Tip #2: Good sales people don't come cheap.

"We had to find people pretty quick to do sales," says Graves. "It was difficult. It's hard to find those people.

"We couldn't offer huge salaries, so we started them out on mostly commission, with a small base so that they could get some bills paid. The first few months are tricky, but we paid we pretty healthy commissions with no cap. 

"Our best guy was making $130,000 after six months -- that was best we had seen. But then he got kind of comfortable, and stopped doing as much, and is no longer with us. For our full-time sales guys, the average is around $60,000 to $70,000. 

"At the outset, you're doing a lot of education. You're trying to find leads yourself, because people aren't just knocking at your door. Fortunately, we found people who wanted a startup environment and wanted to help it grow."

Tip #3: Your geography and code can both hamstring your hiring.

"Our biggest challenge now is hiring people," Graves says. "We're looking for developers right now, but they're very hard to find around Kansas City, so we're trying to broaden our reach. We want people to be here in our office, so it's easiest if they already live here. It's been difficult. 
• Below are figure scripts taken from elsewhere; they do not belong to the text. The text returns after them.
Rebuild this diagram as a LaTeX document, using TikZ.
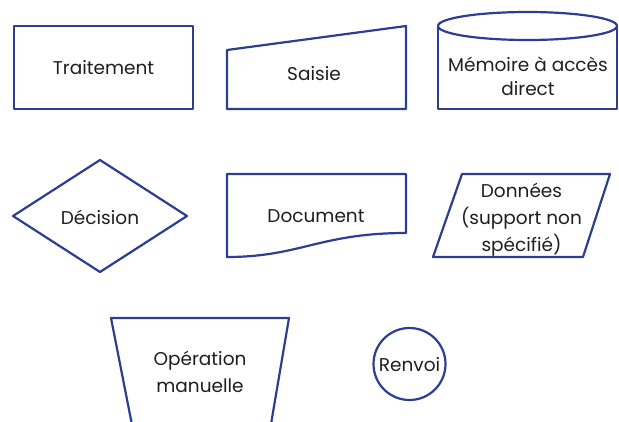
\documentclass[tikz,border=0pt]{standalone}
\usepackage{fontspec}
\setmainfont{Poppins}
\usepackage{tikz}

\definecolor{symbolblue}{RGB}{44,62,146}
\definecolor{labelgray}{RGB}{30,30,30}

\begin{document}
\begin{tikzpicture}[x=1pt,y=-1pt,
		symbol/.style={draw=symbolblue,line width=2.2pt,line join=round}]
		\useasboundingbox (0,0) rectangle (619,421);
		\clip (0,0) rectangle (619,421);

		% outlines of the flowchart symbols
		\draw[symbol] (14,26) rectangle (193,109);
		\draw[symbol] (227,50) -- (406,26) -- (406,109) -- (227,109) -- cycle;
		\draw[symbol] (438,26) -- (438,109) -- (617,109) -- (617,26);
		\draw[symbol] (527.5,26) ellipse [x radius=89.5,y radius=14];
		\draw[symbol] (13,216) -- (100,160) -- (187,216) -- (100,272) -- cycle;
		\draw[symbol] (227,257) -- (227,174) -- (406,174) -- (406,233)
			.. controls (320,233) and (300,257) .. (227,257) -- cycle;
		\draw[symbol] (462,174) -- (610,174) -- (583,257) -- (433,257) -- cycle;
		\draw[symbol] (133,430) -- (111,318) -- (289,318) -- (270,430);
		\draw[symbol] (409.5,364) circle [radius=36];

		\begin{scope}[every node/.style={text=labelgray,align=center,inner sep=0pt,
				font=\fontsize{18.5}{27}\selectfont}]
			\node (trait) at (103.5,68) {Traitement};
			\node (saisie) at (314,74) {Saisie};
			\node (memoire) at (528,76) {Mémoire à accès\\[-3pt]direct};
			\node (decision) at (100,217) {Décision};
			\node (document) at (316,216) {Document};
			\node (donnees) at (521.5,220) {Données\\(support non\\spécifié)};
			\node (manuelle) at (200,372) {Opération\\manuelle};
			\node (renvoi) at (409.5,365) {Renvoi};
		\end{scope}
	\end{tikzpicture}
\end{document}
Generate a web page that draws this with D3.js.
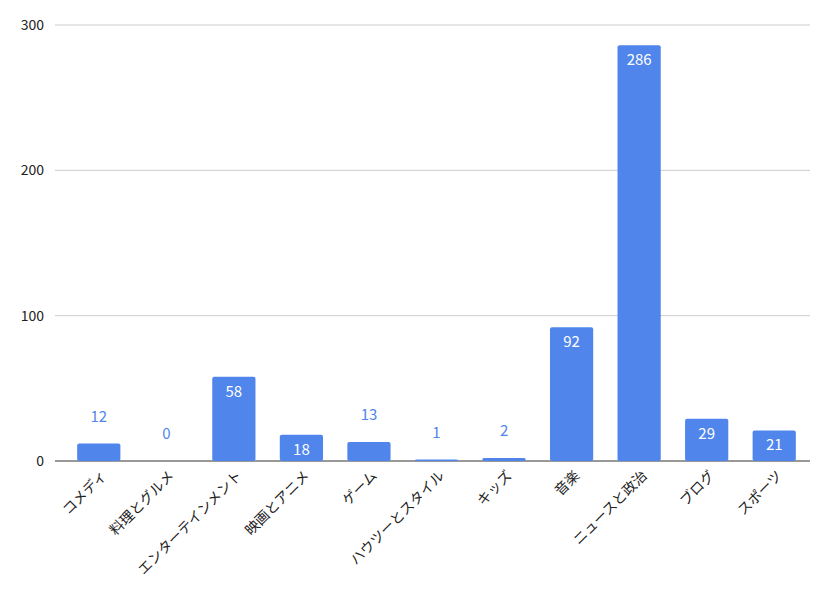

"We have some huge tech companies here, but we use open source Linux and Python, and for that it's hard to get developers here. If you do Microsoft .NET stuff, they're all over the place.

"Early on, our biggest need was for sales, because I myself am pretty bad at sales; my background is programming technology. [Co-founder] Adam [Coomes] was better, but neither of us was great. 

"So, you hire a couple of sales guys, then find that this project is getting pretty big, so we need to hire engineers who could fill some technical holes, or make our website look better. Who we need to hire and when has always been a function of what we need most desperately at any given time."

Tip #4: Your best source of help is your internal network.

"We mostly found people through networks of friends -- someone knows someone," Graves says. "We met some people on the way in business -- they're doing Infegy work, they have a buddy. 

"One of the biggest strokes of luck early on was finding a mentor. I was certainly no master of business, and we needed a lot of advice; we needed someone who we could fire questions off to. 

"We fired off some emails to VCs, and the only one who responded was James Clarke of Rock Hill Ventures.  He said he knew we had something, but he didn't know what it was. 

"Anyway, James was a humongous help. He helped us find our lawyer, our accountant, and helped us incorporate. He helped us find several of our first employees. He'd chat with us to make sure we weren’t doing anything crazy. 

"We ended up granting him a bit of equity, but, for the most part, he did it just because he was being really nice. The equity grant was our idea. We asked him to think of a number, we did the same, and it ended up being the same number, with vesting over three years. 

"James is still on our board of advisors. We've had other advisors, too, including a senior VP of SAP who's helping us figuring out pricing models, and Bo Fishback, who was with the Kauffman Foundation and has now started his own company, Zaarly."